Le savant français, Didier Fassin, appelle la vie biographique, la capacité de sacraliser sa propre vie à travers son intégrité personnelle et son témoignage. Il commence par le postulat que la connaissance de la vie n'est jamais complètement saisie, que lorsque l'existence et la vie vécue se rejoignent. C'est la vie à travers laquelle les Camerounais ordinaires peuvent, en toute indépendance, donner un sens à leur propre existence.

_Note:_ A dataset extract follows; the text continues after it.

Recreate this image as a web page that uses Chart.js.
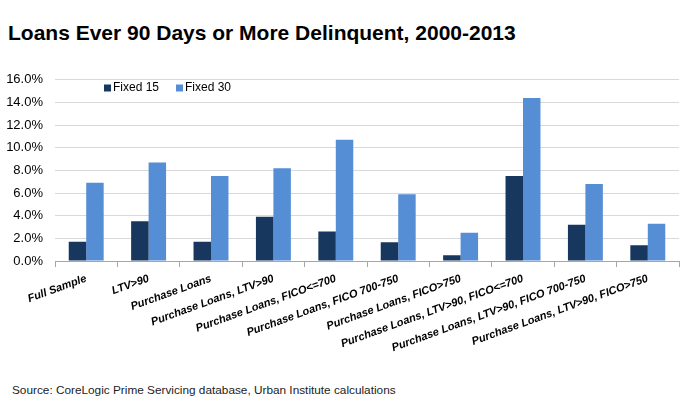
<!DOCTYPE html>
<html>
<head>
<meta charset="utf-8">
<script src="https://cdn.jsdelivr.net/npm/chart.js@4.4.0/dist/chart.umd.min.js"></script>
<style>
  html, body { margin: 0; padding: 0; background: #fff; }
  body { width: 685px; height: 415px; position: relative; overflow: hidden; font-family: "Liberation Sans", Arial, sans-serif; }
  #title { position: absolute; left: 8px; top: 20px; font-size: 21px; line-height: 25px; font-weight: bold; color: #000; white-space: nowrap; }
  #source { position: absolute; left: 12px; top: 383px; font-size: 11.8px; line-height: 14px; color: #222; white-space: nowrap; }
  #wrap { position: absolute; left: 0; top: 60px; width: 685px; height: 300px; }
</style>
</head>
<body>
<div id="title">Loans Ever 90 Days or More Delinquent, 2000-2013</div>
<div id="wrap"><canvas id="c"></canvas></div>
<div id="source">Source: CoreLogic Prime Servicing database, Urban Institute calculations</div>
<script>
const categories = [
  "Full Sample",
  "LTV>90",
  "Purchase Loans",
  "Purchase Loans, LTV>90",
  "Purchase Loans, FICO<=700",
  "Purchase Loans, FICO 700-750",
  "Purchase Loans, FICO>750",
  "Purchase Loans, LTV>90, FICO<=700",
  "Purchase Loans, LTV>90, FICO 700-750",
  "Purchase Loans, LTV>90, FICO>750"
];
const fixed15 = [1.7, 3.5, 1.7, 3.9, 2.6, 1.65, 0.5, 7.5, 3.2, 1.4];
const fixed30 = [6.9, 8.7, 7.5, 8.2, 10.7, 5.9, 2.5, 14.4, 6.8, 3.3];
const seriesNames = ["Fixed 15", "Fixed 30"];
const seriesColors = ["#17375E", "#558ED5"];
const yTicks = [0, 2, 4, 6, 8, 10, 12, 14, 16];

const legendPlugin = {
  id: 'insideLegend',
  afterDraw(chart) {
    const ctx = chart.ctx;
    ctx.save();
    ctx.font = '12px "Liberation Sans", Arial, sans-serif';
    ctx.textBaseline = 'middle';
    const starts = [104, 176];
    chart.data.datasets.forEach((ds, i) => {
      const x = starts[i], y = 28;
      ctx.fillStyle = ds.backgroundColor;
      ctx.fillRect(x, y - 3.5, 7, 7);
      ctx.fillStyle = '#000';
      ctx.fillText(ds.label, x + 9, y);
    });
    ctx.restore();
  }
};

new Chart(document.getElementById('c'), {
  type: 'bar',
  data: {
    labels: categories,
    datasets: [
      { label: seriesNames[0], data: fixed15, backgroundColor: seriesColors[0], categoryPercentage: 0.56, barPercentage: 1.0 },
      { label: seriesNames[1], data: fixed30, backgroundColor: seriesColors[1], categoryPercentage: 0.56, barPercentage: 1.0 }
    ]
  },
  options: {
    responsive: true,
    maintainAspectRatio: false,
    animation: false,
    devicePixelRatio: 1,
    layout: { padding: { left: 0, right: 6, top: 16, bottom: 0 } },
    plugins: { legend: { display: false }, tooltip: { enabled: false } },
    scales: {
      x: {
        offset: true,
        grid: { display: true, drawOnChartArea: false, drawTicks: true, tickLength: 6, offset: true, color: '#a6a6a6' },
        border: { display: true, color: '#a6a6a6' },
        ticks: {
          minRotation: 20, maxRotation: 20, autoSkip: false, padding: 5,
          color: '#000',
          font: { family: '"Liberation Sans", Arial, sans-serif', size: 11, weight: 'bold', style: 'italic' }
        },
        afterFit(scale) { scale.height = 99; }
      },
      y: {
        min: 0, max: 16,
        afterBuildTicks(scale) { scale.ticks = yTicks.map(v => ({ value: v })); },
        grid: { color: '#d9d9d9', drawTicks: false },
        border: { display: false },
        ticks: {
          padding: 12, color: '#000',
          font: { family: '"Liberation Sans", Arial, sans-serif', size: 13 },
          callback: v => v.toFixed(1) + '%'
        },
        afterFit(scale) { scale.width = 55; }
      }
    }
  },
  plugins: [legendPlugin]
});
</script>
</body>
</html>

En tant que tel, faire de sa vie une biographie implique deux qualités spécifiquement humaines: donner un sens aux événements qui se sont produits et utiliser le langage pour le transmettre.

Ainsi, nous devons privilégier une «politique de la vie» avec des formes ou des choix de politiques qui donnent une valeur spécifique à la vie humaine; par opposition à la «vie nue» produite par des États autocratiques punitifs, où la vie humaine est réduite à la chair de cobayes. Les vies biographiques sont fondées sur des principes humanitaires, comme la pratique de la gestion de la vie précaire, qui doit considérer chaque personne comme une personne à part entière. Dans sa formulation du concept de biolégitimité, Didier Fassin part donc de la reconnaissance que le droit à la vie est devenu prioritaire sur le plan des droits humains, en relation (directe) avec les droits sociaux et économiques.

Aussi, le premier mandat de tout gouvernement humanitaire est de protéger la vie humaine sans la mettre inopportunément en danger.